Eileene L. Rafferty, a former gym teacher at Rosary Cathedral School and a longtime employee of the Toledo Museum of Art who was an artist and calligrapher, died yesterday in the Springfield Township home of her daughter Maureen Cray, where she lived about two years.

She was in declining health after a stroke in March, although she was well enough to enjoy a party with family members to mark her 90th birthday Monday, her daughter said.

Mrs. Rafferty, formerly of the Old West End, became a gym teacher at Rosary Cathedral School in the early 1960s. The school didn't offer physical education until the mothers' club initiated gym classes. Mothers took turns teaching classes. She was sent to the University of Toledo for education courses and, for a time, was in charge of the program at Rosary Cathedral School.

"She enjoyed the activity, and she enjoyed children a lot," her daughter said.

She retired in the mid- 1980s.

Mrs. Rafferty was artistic early on. She attended classes at the art museum from the age of 8. After graduation from DeVilbiss High School, she attended the Boston School of Fine Arts. She worked in Toledo photography studios for several years, retouching photographs.

She drew in pastels and charcoal and painted in oils and water colors, creating cityscapes, nature scenes, and portraits. In later years, she engraved Toledo scenes on plates of glass.

About 1969, she learned of an opening at the museum's information desk. She later worked in the bookstore and in Collector's Corner, where she sold original pieces of art.

"She enjoyed seeing the artists and talking with them," her daughter said. "She liked so many different types of art."

Mrs. Rafferty and Ms. Cray learned calligraphy together. Mrs. Rafferty became so skilled, she taught night adult classes at Bedford High School and was engaged to demonstrate calligraphy at the museum - and to create invitations and placecards by the hundreds for museum galas.

She retired from the museum in the mid 1990s to care for her husband, James, who was ailing.
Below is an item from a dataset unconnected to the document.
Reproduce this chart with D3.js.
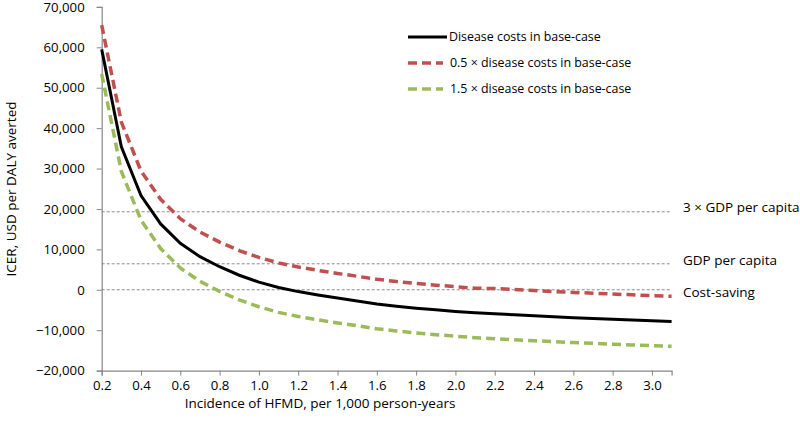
<!DOCTYPE html>
<html><head><meta charset="utf-8">
<script src="https://cdn.jsdelivr.net/npm/d3@7"></script>
<style>body{margin:0;background:#fff}svg{display:block}text{font-family:"Open Sans","Noto Sans",sans-serif;fill:#000}</style>
</head><body><svg id="c" width="800" height="437"></svg>
<script>
const incidence = [0.2,0.3,0.4,0.5,0.6,0.7,0.8,0.9,1.0,1.1,1.2,1.3,1.4,1.5,1.6,1.7,1.8,1.9,2.0,2.1,2.2,2.3,2.4,2.5,2.6,2.7,2.8,2.9,3.0,3.1];
const baseCase = [59500,35400,23300,16300,11500,8200,5700,3600,1900,550,-450,-1300,-2050,-2750,-3500,-4050,-4550,-4950,-5350,-5700,-5950,-6200,-6450,-6700,-6900,-7100,-7300,-7500,-7650,-7850];
const halfCosts = [65500,41500,29400,22400,17600,14300,11800,9700,8000,6650,5650,4800,4050,3350,2600,2050,1550,1150,750,400,300,50,-200,-450,-650,-850,-1050,-1250,-1450,-1600];
const oneHalfCosts = [53400,29300,17200,10200,5400,2100,-400,-2500,-4200,-5600,-6600,-7450,-8200,-8900,-9650,-10200,-10700,-11100,-11500,-11850,-12100,-12350,-12600,-12850,-13050,-13250,-13450,-13650,-13800,-14000];
const seriesNames = ["Disease costs in base-case","0.5 \u00D7 disease costs in base-case","1.5 \u00D7 disease costs in base-case"];
const thresholds = [19300, 6430, 0];
const thresholdLabels = ["3 \u00D7 GDP per capita","GDP per capita","Cost-saving"];
const xTicks = [0.2,0.4,0.6,0.8,1.0,1.2,1.4,1.6,1.8,2.0,2.2,2.4,2.6,2.8,3.0];
const yTicks = [-20000,-10000,0,10000,20000,30000,40000,50000,60000,70000];

const svg = d3.select("#c");
const x = d3.scaleLinear().domain([0.2,3.1]).range([101.7,671.6]);
const y = d3.scaleLinear().domain([-20000,70000]).range([370.6,6.9]);

// threshold lines
svg.selectAll("line.th").data(thresholds).join("line")
  .attr("x1",x(0.2)).attr("x2",x(3.1))
  .attr("y1",d=>y(d)).attr("y2",d=>y(d))
  .attr("stroke","#7f7f7f").attr("stroke-width",0.9).attr("stroke-dasharray","3,2");
const labelShift = [-5,-4,2];
svg.selectAll("text.th").data(thresholdLabels).join("text")
  .attr("x",683).attr("y",(d,i)=>y(thresholds[i])+labelShift[i]).attr("dy","0.35em")
  .attr("font-size",13.5).text(d=>d);

// axes
const xAxis = svg.append("g").attr("transform",`translate(0,${y(-20000)})`)
  .call(d3.axisBottom(x).tickValues(xTicks).tickFormat(d3.format(".1f")).tickSizeOuter(0).tickSize(5).tickPadding(5));
const yAxis = svg.append("g").attr("transform",`translate(${x(0.2)},0)`)
  .call(d3.axisLeft(y).tickValues(yTicks).tickFormat(d3.format(",")).tickSizeOuter(0).tickSize(5).tickPadding(10));
[xAxis,yAxis].forEach(g=>{
  g.select(".domain").attr("stroke","#868686").attr("stroke-width",1.2);
  g.selectAll(".tick line").attr("stroke","#868686");
  g.selectAll(".tick text").attr("font-size",13.2).attr("font-family","'Open Sans',sans-serif").attr("fill","#000");
});
yAxis.selectAll(".tick text").attr("dx","-2");

// lines
const line = d3.line().x((d,i)=>x(incidence[i])).y(d=>y(d));
const styles = [
  {data: baseCase, color:"#000000", dash:null, w:3},
  {data: halfCosts, color:"#C0504D", dash:"9,5", w:3.5},
  {data: oneHalfCosts, color:"#9BBB59", dash:"9,5", w:3.5}
];
svg.selectAll("path.s").data(styles).join("path")
  .attr("d",d=>line(d.data)).attr("fill","none")
  .attr("stroke",d=>d.color).attr("stroke-width",d=>d.w)
  .attr("stroke-dasharray",d=>d.dash);

// legend
const lg = svg.append("g");
styles.forEach((s,i)=>{
  const yy = 37 + i*26;
  lg.append("line").attr("x1",408).attr("x2",i===0?447:443).attr("y1",yy).attr("y2",yy)
    .attr("stroke",s.color).attr("stroke-width",s.w).attr("stroke-dasharray",s.dash?"9,5":null);
  lg.append("text").attr("x",i===0?449:450).attr("y",yy).attr("dy","0.35em").attr("font-size",12.4).text(seriesNames[i]);
});

// titles
svg.append("text").attr("x",320).attr("y",408).attr("text-anchor","middle").attr("font-size",13.5)
  .text("Incidence of HFMD, per 1,000 person-years");
svg.append("text").attr("transform","translate(16,189) rotate(-90)").attr("text-anchor","middle").attr("font-size",13.5)
  .text("ICER, USD per DALY averted");
</script></body></html>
Her creativity continued. She worked on notebooks about family history - hers and her husband's - many of which she illustrated.

"I don't feel confined," Mrs. Rafferty told The Blade in 1999. "Time means nothing to me. I don't think of what I have learned or done in the past, but what I will be doing. Never in my life have I been bored."

In recent years, Mrs. Rafferty had bouts of double vision. But while out with family to see Christmas lights, her daughter recalled, "she'd say to me, 'Maureen, I wish you could see what I see. I see double the lights, and it's just beautiful.'

"She had a good outlook," her daughter said.

Mrs. Rafferty and her husband married June 14, 1944. He died Feb. 12, 2000.

Surviving are her daughters, Kathleen Weber and Maureen Cray; sons, J. Patrick and Brian Rafferty; 11 grandchildren, and 10 great-grandchildren.

The body will be in the Coyle Funeral Home after 2 p.m. Sunday, with Scripture services at 7 p.m. Sunday in the mortuary. Funeral services will be at 10 a.m. Monday in Rosary Cathedral, of which she was a member.

The family suggests tributes to Rosary Cathedral or St. John's Jesuit High School.